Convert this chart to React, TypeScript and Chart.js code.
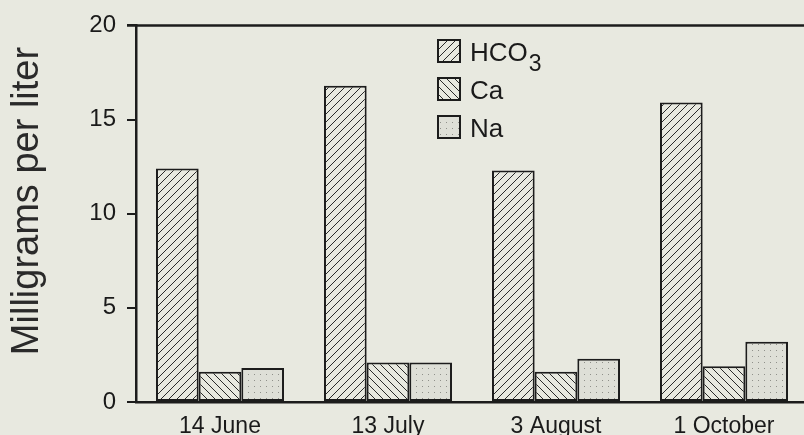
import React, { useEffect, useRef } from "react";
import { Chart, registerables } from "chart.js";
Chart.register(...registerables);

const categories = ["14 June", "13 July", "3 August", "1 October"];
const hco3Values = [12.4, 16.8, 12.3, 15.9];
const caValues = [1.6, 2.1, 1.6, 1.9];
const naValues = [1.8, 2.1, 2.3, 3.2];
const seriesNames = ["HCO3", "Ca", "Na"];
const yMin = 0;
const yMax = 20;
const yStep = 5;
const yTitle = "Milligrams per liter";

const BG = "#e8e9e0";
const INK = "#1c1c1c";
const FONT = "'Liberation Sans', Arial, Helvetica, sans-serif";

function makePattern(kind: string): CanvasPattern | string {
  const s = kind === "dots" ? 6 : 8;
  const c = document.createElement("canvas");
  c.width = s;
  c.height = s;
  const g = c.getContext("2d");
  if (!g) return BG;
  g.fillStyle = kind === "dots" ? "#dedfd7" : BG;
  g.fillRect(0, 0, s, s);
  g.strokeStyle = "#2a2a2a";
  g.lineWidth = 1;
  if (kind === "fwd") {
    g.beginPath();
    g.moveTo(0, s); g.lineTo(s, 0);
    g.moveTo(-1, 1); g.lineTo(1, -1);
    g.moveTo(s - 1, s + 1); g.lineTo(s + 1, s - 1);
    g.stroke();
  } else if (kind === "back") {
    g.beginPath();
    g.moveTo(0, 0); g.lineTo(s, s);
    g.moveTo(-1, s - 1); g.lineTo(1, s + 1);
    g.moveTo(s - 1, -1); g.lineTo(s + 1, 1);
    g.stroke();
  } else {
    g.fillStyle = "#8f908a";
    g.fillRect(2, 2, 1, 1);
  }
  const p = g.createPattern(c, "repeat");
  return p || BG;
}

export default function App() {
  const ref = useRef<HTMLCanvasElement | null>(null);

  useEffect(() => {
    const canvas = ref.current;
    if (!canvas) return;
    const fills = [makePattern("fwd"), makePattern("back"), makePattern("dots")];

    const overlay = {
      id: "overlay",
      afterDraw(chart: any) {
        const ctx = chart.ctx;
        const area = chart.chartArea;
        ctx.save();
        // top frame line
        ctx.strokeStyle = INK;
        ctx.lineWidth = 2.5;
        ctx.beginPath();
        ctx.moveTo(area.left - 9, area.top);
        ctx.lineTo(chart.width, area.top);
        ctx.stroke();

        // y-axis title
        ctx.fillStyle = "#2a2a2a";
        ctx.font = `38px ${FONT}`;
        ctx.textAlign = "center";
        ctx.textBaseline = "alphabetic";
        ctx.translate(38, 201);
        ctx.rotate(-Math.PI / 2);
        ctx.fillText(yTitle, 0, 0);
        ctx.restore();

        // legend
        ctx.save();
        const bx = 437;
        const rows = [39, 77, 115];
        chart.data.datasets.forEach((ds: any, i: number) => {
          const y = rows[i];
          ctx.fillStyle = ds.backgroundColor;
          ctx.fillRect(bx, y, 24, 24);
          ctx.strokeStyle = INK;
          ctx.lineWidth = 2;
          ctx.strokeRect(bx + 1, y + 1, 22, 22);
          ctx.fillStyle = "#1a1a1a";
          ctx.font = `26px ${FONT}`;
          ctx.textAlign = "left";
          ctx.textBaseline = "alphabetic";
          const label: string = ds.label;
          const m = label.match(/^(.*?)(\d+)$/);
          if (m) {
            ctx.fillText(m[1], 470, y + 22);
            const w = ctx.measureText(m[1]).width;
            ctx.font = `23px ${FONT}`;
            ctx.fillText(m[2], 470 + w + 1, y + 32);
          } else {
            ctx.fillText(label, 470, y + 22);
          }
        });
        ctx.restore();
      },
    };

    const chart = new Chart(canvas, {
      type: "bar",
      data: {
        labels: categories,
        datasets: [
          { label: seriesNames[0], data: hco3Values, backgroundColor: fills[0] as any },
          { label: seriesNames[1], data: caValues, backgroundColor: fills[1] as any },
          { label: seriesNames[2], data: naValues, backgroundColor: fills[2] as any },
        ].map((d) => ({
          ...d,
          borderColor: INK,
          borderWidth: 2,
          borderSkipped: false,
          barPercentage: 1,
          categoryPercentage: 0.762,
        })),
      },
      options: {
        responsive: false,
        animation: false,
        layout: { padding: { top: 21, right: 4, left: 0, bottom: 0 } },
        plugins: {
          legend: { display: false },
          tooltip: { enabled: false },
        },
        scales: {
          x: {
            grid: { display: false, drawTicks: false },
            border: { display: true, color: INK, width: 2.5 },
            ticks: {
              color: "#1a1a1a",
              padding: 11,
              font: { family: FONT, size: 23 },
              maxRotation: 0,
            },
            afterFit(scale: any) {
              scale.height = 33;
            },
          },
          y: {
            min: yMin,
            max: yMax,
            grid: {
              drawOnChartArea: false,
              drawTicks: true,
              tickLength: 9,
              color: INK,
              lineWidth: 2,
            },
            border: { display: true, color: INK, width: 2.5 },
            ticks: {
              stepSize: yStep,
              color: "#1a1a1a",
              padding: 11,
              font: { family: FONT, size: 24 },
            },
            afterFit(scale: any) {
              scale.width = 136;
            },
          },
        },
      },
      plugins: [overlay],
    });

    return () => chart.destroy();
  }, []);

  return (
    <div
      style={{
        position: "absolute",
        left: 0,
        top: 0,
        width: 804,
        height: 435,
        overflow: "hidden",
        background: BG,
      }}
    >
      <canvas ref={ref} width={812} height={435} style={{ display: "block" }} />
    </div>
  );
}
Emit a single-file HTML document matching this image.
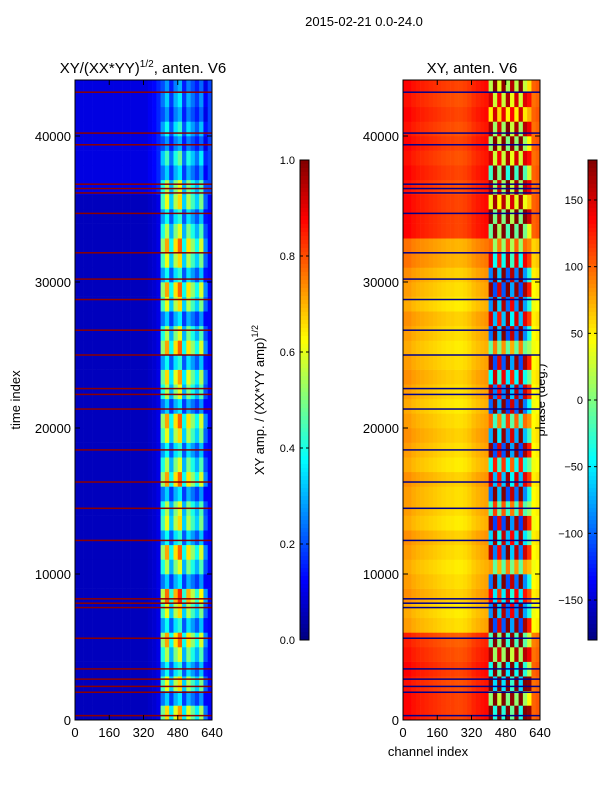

The exercise: Quote the material exactly. Pictures stay out.

Reply:
Convert this chart to React, TypeScript and Chart.js code.
import React, { useEffect, useRef } from "react";
import { Chart, registerables } from "chart.js";
Chart.register(...registerables);

const categories = ["14 June", "13 July", "3 August", "1 October"];
const hco3Values = [12.4, 16.8, 12.3, 15.9];
const caValues = [1.6, 2.1, 1.6, 1.9];
const naValues = [1.8, 2.1, 2.3, 3.2];
const seriesNames = ["HCO3", "Ca", "Na"];
const yMin = 0;
const yMax = 20;
const yStep = 5;
const yTitle = "Milligrams per liter";

const BG = "#e8e9e0";
const INK = "#1c1c1c";
const FONT = "'Liberation Sans', Arial, Helvetica, sans-serif";

function makePattern(kind: string): CanvasPattern | string {
  const s = kind === "dots" ? 6 : 8;
  const c = document.createElement("canvas");
  c.width = s;
  c.height = s;
  const g = c.getContext("2d");
  if (!g) return BG;
  g.fillStyle = kind === "dots" ? "#dedfd7" : BG;
  g.fillRect(0, 0, s, s);
  g.strokeStyle = "#2a2a2a";
  g.lineWidth = 1;
  if (kind === "fwd") {
    g.beginPath();
    g.moveTo(0, s); g.lineTo(s, 0);
    g.moveTo(-1, 1); g.lineTo(1, -1);
    g.moveTo(s - 1, s + 1); g.lineTo(s + 1, s - 1);
    g.stroke();
  } else if (kind === "back") {
    g.beginPath();
    g.moveTo(0, 0); g.lineTo(s, s);
    g.moveTo(-1, s - 1); g.lineTo(1, s + 1);
    g.moveTo(s - 1, -1); g.lineTo(s + 1, 1);
    g.stroke();
  } else {
    g.fillStyle = "#8f908a";
    g.fillRect(2, 2, 1, 1);
  }
  const p = g.createPattern(c, "repeat");
  return p || BG;
}

export default function App() {
  const ref = useRef<HTMLCanvasElement | null>(null);

  useEffect(() => {
    const canvas = ref.current;
    if (!canvas) return;
    const fills = [makePattern("fwd"), makePattern("back"), makePattern("dots")];

    const overlay = {
      id: "overlay",
      afterDraw(chart: any) {
        const ctx = chart.ctx;
        const area = chart.chartArea;
        ctx.save();
        // top frame line
        ctx.strokeStyle = INK;
        ctx.lineWidth = 2.5;
        ctx.beginPath();
        ctx.moveTo(area.left - 9, area.top);
        ctx.lineTo(chart.width, area.top);
        ctx.stroke();

        // y-axis title
        ctx.fillStyle = "#2a2a2a";
        ctx.font = `38px ${FONT}`;
        ctx.textAlign = "center";
        ctx.textBaseline = "alphabetic";
        ctx.translate(38, 201);
        ctx.rotate(-Math.PI / 2);
        ctx.fillText(yTitle, 0, 0);
        ctx.restore();

        // legend
        ctx.save();
        const bx = 437;
        const rows = [39, 77, 115];
        chart.data.datasets.forEach((ds: any, i: number) => {
          const y = rows[i];
          ctx.fillStyle = ds.backgroundColor;
          ctx.fillRect(bx, y, 24, 24);
          ctx.strokeStyle = INK;
          ctx.lineWidth = 2;
          ctx.strokeRect(bx + 1, y + 1, 22, 22);
          ctx.fillStyle = "#1a1a1a";
          ctx.font = `26px ${FONT}`;
          ctx.textAlign = "left";
          ctx.textBaseline = "alphabetic";
          const label: string = ds.label;
          const m = label.match(/^(.*?)(\d+)$/);
          if (m) {
            ctx.fillText(m[1], 470, y + 22);
            const w = ctx.measureText(m[1]).width;
            ctx.font = `23px ${FONT}`;
            ctx.fillText(m[2], 470 + w + 1, y + 32);
          } else {
            ctx.fillText(label, 470, y + 22);
          }
        });
        ctx.restore();
      },
    };

    const chart = new Chart(canvas, {
      type: "bar",
      data: {
        labels: categories,
        datasets: [
          { label: seriesNames[0], data: hco3Values, backgroundColor: fills[0] as any },
          { label: seriesNames[1], data: caValues, backgroundColor: fills[1] as any },
          { label: seriesNames[2], data: naValues, backgroundColor: fills[2] as any },
        ].map((d) => ({
          ...d,
          borderColor: INK,
          borderWidth: 2,
          borderSkipped: false,
          barPercentage: 1,
          categoryPercentage: 0.762,
        })),
      },
      options: {
        responsive: false,
        animation: false,
        layout: { padding: { top: 21, right: 4, left: 0, bottom: 0 } },
        plugins: {
          legend: { display: false },
          tooltip: { enabled: false },
        },
        scales: {
          x: {
            grid: { display: false, drawTicks: false },
            border: { display: true, color: INK, width: 2.5 },
            ticks: {
              color: "#1a1a1a",
              padding: 11,
              font: { family: FONT, size: 23 },
              maxRotation: 0,
            },
            afterFit(scale: any) {
              scale.height = 33;
            },
          },
          y: {
            min: yMin,
            max: yMax,
            grid: {
              drawOnChartArea: false,
              drawTicks: true,
              tickLength: 9,
              color: INK,
              lineWidth: 2,
            },
            border: { display: true, color: INK, width: 2.5 },
            ticks: {
              stepSize: yStep,
              color: "#1a1a1a",
              padding: 11,
              font: { family: FONT, size: 24 },
            },
            afterFit(scale: any) {
              scale.width = 136;
            },
          },
        },
      },
      plugins: [overlay],
    });

    return () => chart.destroy();
  }, []);

  return (
    <div
      style={{
        position: "absolute",
        left: 0,
        top: 0,
        width: 804,
        height: 435,
        overflow: "hidden",
        background: BG,
      }}
    >
      <canvas ref={ref} width={812} height={435} style={{ display: "block" }} />
    </div>
  );
}
Emit a single-file HTML document matching this image.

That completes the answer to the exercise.